Brief | Write the data below out exactly as it stands. Do not include the pictures.

--- start ---

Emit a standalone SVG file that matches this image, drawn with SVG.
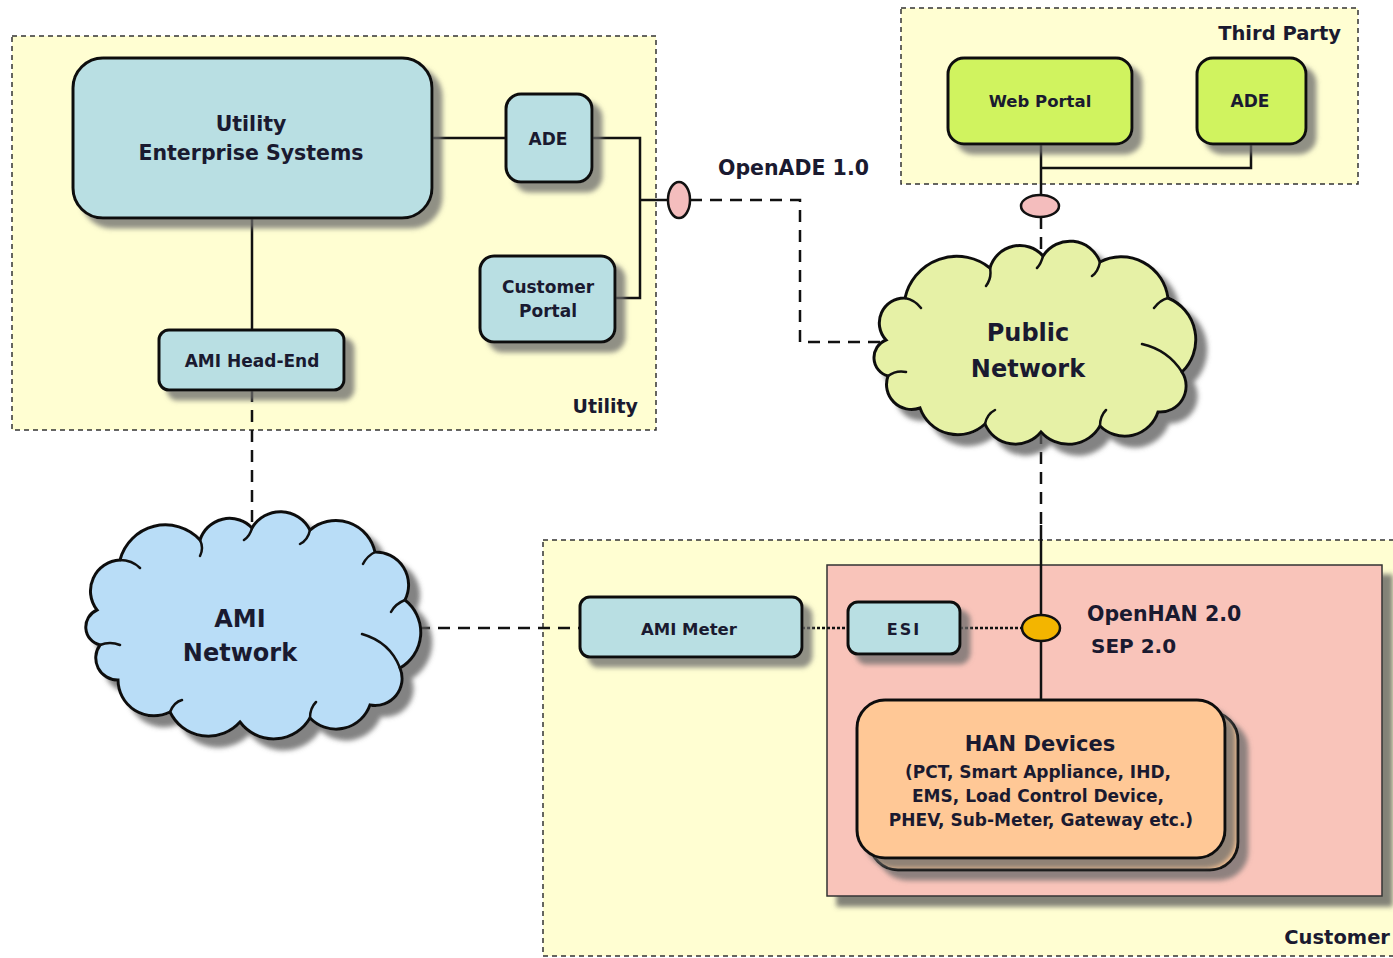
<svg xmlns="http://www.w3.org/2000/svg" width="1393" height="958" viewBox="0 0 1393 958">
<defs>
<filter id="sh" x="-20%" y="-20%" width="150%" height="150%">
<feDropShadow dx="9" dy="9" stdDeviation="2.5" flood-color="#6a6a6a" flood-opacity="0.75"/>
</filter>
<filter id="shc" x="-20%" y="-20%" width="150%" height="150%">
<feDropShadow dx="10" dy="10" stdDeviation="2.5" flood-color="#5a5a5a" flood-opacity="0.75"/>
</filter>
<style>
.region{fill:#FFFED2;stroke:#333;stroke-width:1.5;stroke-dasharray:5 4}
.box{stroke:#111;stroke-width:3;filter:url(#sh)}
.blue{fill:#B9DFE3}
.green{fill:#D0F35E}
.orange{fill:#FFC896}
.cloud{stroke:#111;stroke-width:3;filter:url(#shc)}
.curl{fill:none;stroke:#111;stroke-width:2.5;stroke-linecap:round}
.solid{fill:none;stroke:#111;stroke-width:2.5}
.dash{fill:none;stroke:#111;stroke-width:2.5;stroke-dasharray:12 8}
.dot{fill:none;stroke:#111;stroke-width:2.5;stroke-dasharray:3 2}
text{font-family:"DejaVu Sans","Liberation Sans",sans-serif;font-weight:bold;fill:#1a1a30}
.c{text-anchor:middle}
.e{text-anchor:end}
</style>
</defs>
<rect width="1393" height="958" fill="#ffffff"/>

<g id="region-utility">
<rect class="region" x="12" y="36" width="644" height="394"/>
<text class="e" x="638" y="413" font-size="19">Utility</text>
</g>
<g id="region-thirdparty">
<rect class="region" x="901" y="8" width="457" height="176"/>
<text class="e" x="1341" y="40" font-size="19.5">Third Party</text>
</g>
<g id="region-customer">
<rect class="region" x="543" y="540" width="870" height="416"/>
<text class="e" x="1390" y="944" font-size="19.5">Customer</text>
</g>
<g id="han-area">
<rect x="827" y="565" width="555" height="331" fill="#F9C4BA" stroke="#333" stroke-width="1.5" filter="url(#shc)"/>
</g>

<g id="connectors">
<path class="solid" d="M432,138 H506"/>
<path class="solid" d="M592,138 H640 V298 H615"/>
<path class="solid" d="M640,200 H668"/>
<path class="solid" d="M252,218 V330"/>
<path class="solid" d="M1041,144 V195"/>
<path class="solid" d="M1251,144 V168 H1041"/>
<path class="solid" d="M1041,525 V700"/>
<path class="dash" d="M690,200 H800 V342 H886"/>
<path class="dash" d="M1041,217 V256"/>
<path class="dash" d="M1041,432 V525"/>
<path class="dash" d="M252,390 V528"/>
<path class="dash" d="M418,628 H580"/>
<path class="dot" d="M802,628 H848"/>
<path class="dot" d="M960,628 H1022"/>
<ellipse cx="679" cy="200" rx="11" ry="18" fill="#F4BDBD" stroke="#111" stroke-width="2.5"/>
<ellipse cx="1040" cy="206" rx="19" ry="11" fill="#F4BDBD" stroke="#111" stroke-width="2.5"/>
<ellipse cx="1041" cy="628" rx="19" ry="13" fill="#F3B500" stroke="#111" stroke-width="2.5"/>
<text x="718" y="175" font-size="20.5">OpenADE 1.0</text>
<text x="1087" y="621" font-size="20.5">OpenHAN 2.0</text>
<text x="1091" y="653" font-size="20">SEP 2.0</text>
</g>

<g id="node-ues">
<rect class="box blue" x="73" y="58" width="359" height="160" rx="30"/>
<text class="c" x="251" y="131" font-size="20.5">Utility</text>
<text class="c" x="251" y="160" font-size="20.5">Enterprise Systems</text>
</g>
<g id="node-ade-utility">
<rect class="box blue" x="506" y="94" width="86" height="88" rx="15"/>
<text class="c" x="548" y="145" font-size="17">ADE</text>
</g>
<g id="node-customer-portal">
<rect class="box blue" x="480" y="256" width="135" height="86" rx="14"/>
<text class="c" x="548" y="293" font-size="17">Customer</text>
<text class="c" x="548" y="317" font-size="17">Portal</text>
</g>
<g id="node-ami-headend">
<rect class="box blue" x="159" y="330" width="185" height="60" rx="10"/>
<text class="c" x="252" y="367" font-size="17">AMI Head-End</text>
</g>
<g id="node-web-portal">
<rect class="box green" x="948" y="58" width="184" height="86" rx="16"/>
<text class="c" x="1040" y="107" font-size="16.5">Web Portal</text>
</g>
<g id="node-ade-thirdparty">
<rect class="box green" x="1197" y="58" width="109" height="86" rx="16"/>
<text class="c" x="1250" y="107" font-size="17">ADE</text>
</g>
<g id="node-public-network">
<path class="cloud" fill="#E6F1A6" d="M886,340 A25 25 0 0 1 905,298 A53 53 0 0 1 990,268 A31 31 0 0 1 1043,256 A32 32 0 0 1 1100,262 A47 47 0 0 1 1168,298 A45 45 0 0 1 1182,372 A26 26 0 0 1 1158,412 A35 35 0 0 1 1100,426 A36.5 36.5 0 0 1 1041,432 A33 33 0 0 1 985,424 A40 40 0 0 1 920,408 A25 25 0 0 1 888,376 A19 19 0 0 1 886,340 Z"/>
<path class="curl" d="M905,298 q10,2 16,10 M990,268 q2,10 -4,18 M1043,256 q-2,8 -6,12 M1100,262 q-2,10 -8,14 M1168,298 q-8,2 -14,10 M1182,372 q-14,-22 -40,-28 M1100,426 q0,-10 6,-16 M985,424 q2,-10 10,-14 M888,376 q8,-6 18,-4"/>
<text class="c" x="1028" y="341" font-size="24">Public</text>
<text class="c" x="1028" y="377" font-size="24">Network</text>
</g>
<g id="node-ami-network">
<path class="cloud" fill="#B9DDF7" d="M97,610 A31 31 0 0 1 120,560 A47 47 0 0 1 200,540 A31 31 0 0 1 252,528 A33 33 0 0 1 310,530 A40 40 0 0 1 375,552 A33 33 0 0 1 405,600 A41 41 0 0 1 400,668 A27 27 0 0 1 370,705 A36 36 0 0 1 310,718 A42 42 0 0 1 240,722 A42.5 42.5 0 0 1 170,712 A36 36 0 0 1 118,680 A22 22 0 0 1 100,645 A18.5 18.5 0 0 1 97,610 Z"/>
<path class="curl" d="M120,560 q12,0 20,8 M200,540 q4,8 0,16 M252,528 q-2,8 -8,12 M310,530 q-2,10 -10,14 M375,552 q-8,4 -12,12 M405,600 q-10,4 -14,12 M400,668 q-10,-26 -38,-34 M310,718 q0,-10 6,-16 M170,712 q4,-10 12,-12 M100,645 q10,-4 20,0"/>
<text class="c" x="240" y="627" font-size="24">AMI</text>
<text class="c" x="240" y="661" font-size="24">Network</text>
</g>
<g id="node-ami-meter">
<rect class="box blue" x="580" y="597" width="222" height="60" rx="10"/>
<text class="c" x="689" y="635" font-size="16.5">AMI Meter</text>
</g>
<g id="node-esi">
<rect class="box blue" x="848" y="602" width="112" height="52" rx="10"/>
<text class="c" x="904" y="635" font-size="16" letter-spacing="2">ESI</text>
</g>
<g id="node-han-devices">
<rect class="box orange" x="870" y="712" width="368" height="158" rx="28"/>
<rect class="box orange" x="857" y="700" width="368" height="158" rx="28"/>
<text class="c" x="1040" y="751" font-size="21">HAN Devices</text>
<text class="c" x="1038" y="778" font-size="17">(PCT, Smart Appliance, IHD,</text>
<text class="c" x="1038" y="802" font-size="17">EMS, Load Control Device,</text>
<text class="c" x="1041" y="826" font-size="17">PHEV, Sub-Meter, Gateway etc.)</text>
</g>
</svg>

--- end ---

Exercise output |
Emit a standalone SVG file that matches this image, drawn with SVG.
<svg xmlns="http://www.w3.org/2000/svg" width="1393" height="958" viewBox="0 0 1393 958">
<defs>
<filter id="sh" x="-20%" y="-20%" width="150%" height="150%">
<feDropShadow dx="9" dy="9" stdDeviation="2.5" flood-color="#6a6a6a" flood-opacity="0.75"/>
</filter>
<filter id="shc" x="-20%" y="-20%" width="150%" height="150%">
<feDropShadow dx="10" dy="10" stdDeviation="2.5" flood-color="#5a5a5a" flood-opacity="0.75"/>
</filter>
<style>
.region{fill:#FFFED2;stroke:#333;stroke-width:1.5;stroke-dasharray:5 4}
.box{stroke:#111;stroke-width:3;filter:url(#sh)}
.blue{fill:#B9DFE3}
.green{fill:#D0F35E}
.orange{fill:#FFC896}
.cloud{stroke:#111;stroke-width:3;filter:url(#shc)}
.curl{fill:none;stroke:#111;stroke-width:2.5;stroke-linecap:round}
.solid{fill:none;stroke:#111;stroke-width:2.5}
.dash{fill:none;stroke:#111;stroke-width:2.5;stroke-dasharray:12 8}
.dot{fill:none;stroke:#111;stroke-width:2.5;stroke-dasharray:3 2}
text{font-family:"DejaVu Sans","Liberation Sans",sans-serif;font-weight:bold;fill:#1a1a30}
.c{text-anchor:middle}
.e{text-anchor:end}
</style>
</defs>
<rect width="1393" height="958" fill="#ffffff"/>

<g id="region-utility">
<rect class="region" x="12" y="36" width="644" height="394"/>
<text class="e" x="638" y="413" font-size="19">Utility</text>
</g>
<g id="region-thirdparty">
<rect class="region" x="901" y="8" width="457" height="176"/>
<text class="e" x="1341" y="40" font-size="19.5">Third Party</text>
</g>
<g id="region-customer">
<rect class="region" x="543" y="540" width="870" height="416"/>
<text class="e" x="1390" y="944" font-size="19.5">Customer</text>
</g>
<g id="han-area">
<rect x="827" y="565" width="555" height="331" fill="#F9C4BA" stroke="#333" stroke-width="1.5" filter="url(#shc)"/>
</g>

<g id="connectors">
<path class="solid" d="M432,138 H506"/>
<path class="solid" d="M592,138 H640 V298 H615"/>
<path class="solid" d="M640,200 H668"/>
<path class="solid" d="M252,218 V330"/>
<path class="solid" d="M1041,144 V195"/>
<path class="solid" d="M1251,144 V168 H1041"/>
<path class="solid" d="M1041,525 V700"/>
<path class="dash" d="M690,200 H800 V342 H886"/>
<path class="dash" d="M1041,217 V256"/>
<path class="dash" d="M1041,432 V525"/>
<path class="dash" d="M252,390 V528"/>
<path class="dash" d="M418,628 H580"/>
<path class="dot" d="M802,628 H848"/>
<path class="dot" d="M960,628 H1022"/>
<ellipse cx="679" cy="200" rx="11" ry="18" fill="#F4BDBD" stroke="#111" stroke-width="2.5"/>
<ellipse cx="1040" cy="206" rx="19" ry="11" fill="#F4BDBD" stroke="#111" stroke-width="2.5"/>
<ellipse cx="1041" cy="628" rx="19" ry="13" fill="#F3B500" stroke="#111" stroke-width="2.5"/>
<text x="718" y="175" font-size="20.5">OpenADE 1.0</text>
<text x="1087" y="621" font-size="20.5">OpenHAN 2.0</text>
<text x="1091" y="653" font-size="20">SEP 2.0</text>
</g>

<g id="node-ues">
<rect class="box blue" x="73" y="58" width="359" height="160" rx="30"/>
<text class="c" x="251" y="131" font-size="20.5">Utility</text>
<text class="c" x="251" y="160" font-size="20.5">Enterprise Systems</text>
</g>
<g id="node-ade-utility">
<rect class="box blue" x="506" y="94" width="86" height="88" rx="15"/>
<text class="c" x="548" y="145" font-size="17">ADE</text>
</g>
<g id="node-customer-portal">
<rect class="box blue" x="480" y="256" width="135" height="86" rx="14"/>
<text class="c" x="548" y="293" font-size="17">Customer</text>
<text class="c" x="548" y="317" font-size="17">Portal</text>
</g>
<g id="node-ami-headend">
<rect class="box blue" x="159" y="330" width="185" height="60" rx="10"/>
<text class="c" x="252" y="367" font-size="17">AMI Head-End</text>
</g>
<g id="node-web-portal">
<rect class="box green" x="948" y="58" width="184" height="86" rx="16"/>
<text class="c" x="1040" y="107" font-size="16.5">Web Portal</text>
</g>
<g id="node-ade-thirdparty">
<rect class="box green" x="1197" y="58" width="109" height="86" rx="16"/>
<text class="c" x="1250" y="107" font-size="17">ADE</text>
</g>
<g id="node-public-network">
<path class="cloud" fill="#E6F1A6" d="M886,340 A25 25 0 0 1 905,298 A53 53 0 0 1 990,268 A31 31 0 0 1 1043,256 A32 32 0 0 1 1100,262 A47 47 0 0 1 1168,298 A45 45 0 0 1 1182,372 A26 26 0 0 1 1158,412 A35 35 0 0 1 1100,426 A36.5 36.5 0 0 1 1041,432 A33 33 0 0 1 985,424 A40 40 0 0 1 920,408 A25 25 0 0 1 888,376 A19 19 0 0 1 886,340 Z"/>
<path class="curl" d="M905,298 q10,2 16,10 M990,268 q2,10 -4,18 M1043,256 q-2,8 -6,12 M1100,262 q-2,10 -8,14 M1168,298 q-8,2 -14,10 M1182,372 q-14,-22 -40,-28 M1100,426 q0,-10 6,-16 M985,424 q2,-10 10,-14 M888,376 q8,-6 18,-4"/>
<text class="c" x="1028" y="341" font-size="24">Public</text>
<text class="c" x="1028" y="377" font-size="24">Network</text>
</g>
<g id="node-ami-network">
<path class="cloud" fill="#B9DDF7" d="M97,610 A31 31 0 0 1 120,560 A47 47 0 0 1 200,540 A31 31 0 0 1 252,528 A33 33 0 0 1 310,530 A40 40 0 0 1 375,552 A33 33 0 0 1 405,600 A41 41 0 0 1 400,668 A27 27 0 0 1 370,705 A36 36 0 0 1 310,718 A42 42 0 0 1 240,722 A42.5 42.5 0 0 1 170,712 A36 36 0 0 1 118,680 A22 22 0 0 1 100,645 A18.5 18.5 0 0 1 97,610 Z"/>
<path class="curl" d="M120,560 q12,0 20,8 M200,540 q4,8 0,16 M252,528 q-2,8 -8,12 M310,530 q-2,10 -10,14 M375,552 q-8,4 -12,12 M405,600 q-10,4 -14,12 M400,668 q-10,-26 -38,-34 M310,718 q0,-10 6,-16 M170,712 q4,-10 12,-12 M100,645 q10,-4 20,0"/>
<text class="c" x="240" y="627" font-size="24">AMI</text>
<text class="c" x="240" y="661" font-size="24">Network</text>
</g>
<g id="node-ami-meter">
<rect class="box blue" x="580" y="597" width="222" height="60" rx="10"/>
<text class="c" x="689" y="635" font-size="16.5">AMI Meter</text>
</g>
<g id="node-esi">
<rect class="box blue" x="848" y="602" width="112" height="52" rx="10"/>
<text class="c" x="904" y="635" font-size="16" letter-spacing="2">ESI</text>
</g>
<g id="node-han-devices">
<rect class="box orange" x="870" y="712" width="368" height="158" rx="28"/>
<rect class="box orange" x="857" y="700" width="368" height="158" rx="28"/>
<text class="c" x="1040" y="751" font-size="21">HAN Devices</text>
<text class="c" x="1038" y="778" font-size="17">(PCT, Smart Appliance, IHD,</text>
<text class="c" x="1038" y="802" font-size="17">EMS, Load Control Device,</text>
<text class="c" x="1041" y="826" font-size="17">PHEV, Sub-Meter, Gateway etc.)</text>
</g>
</svg>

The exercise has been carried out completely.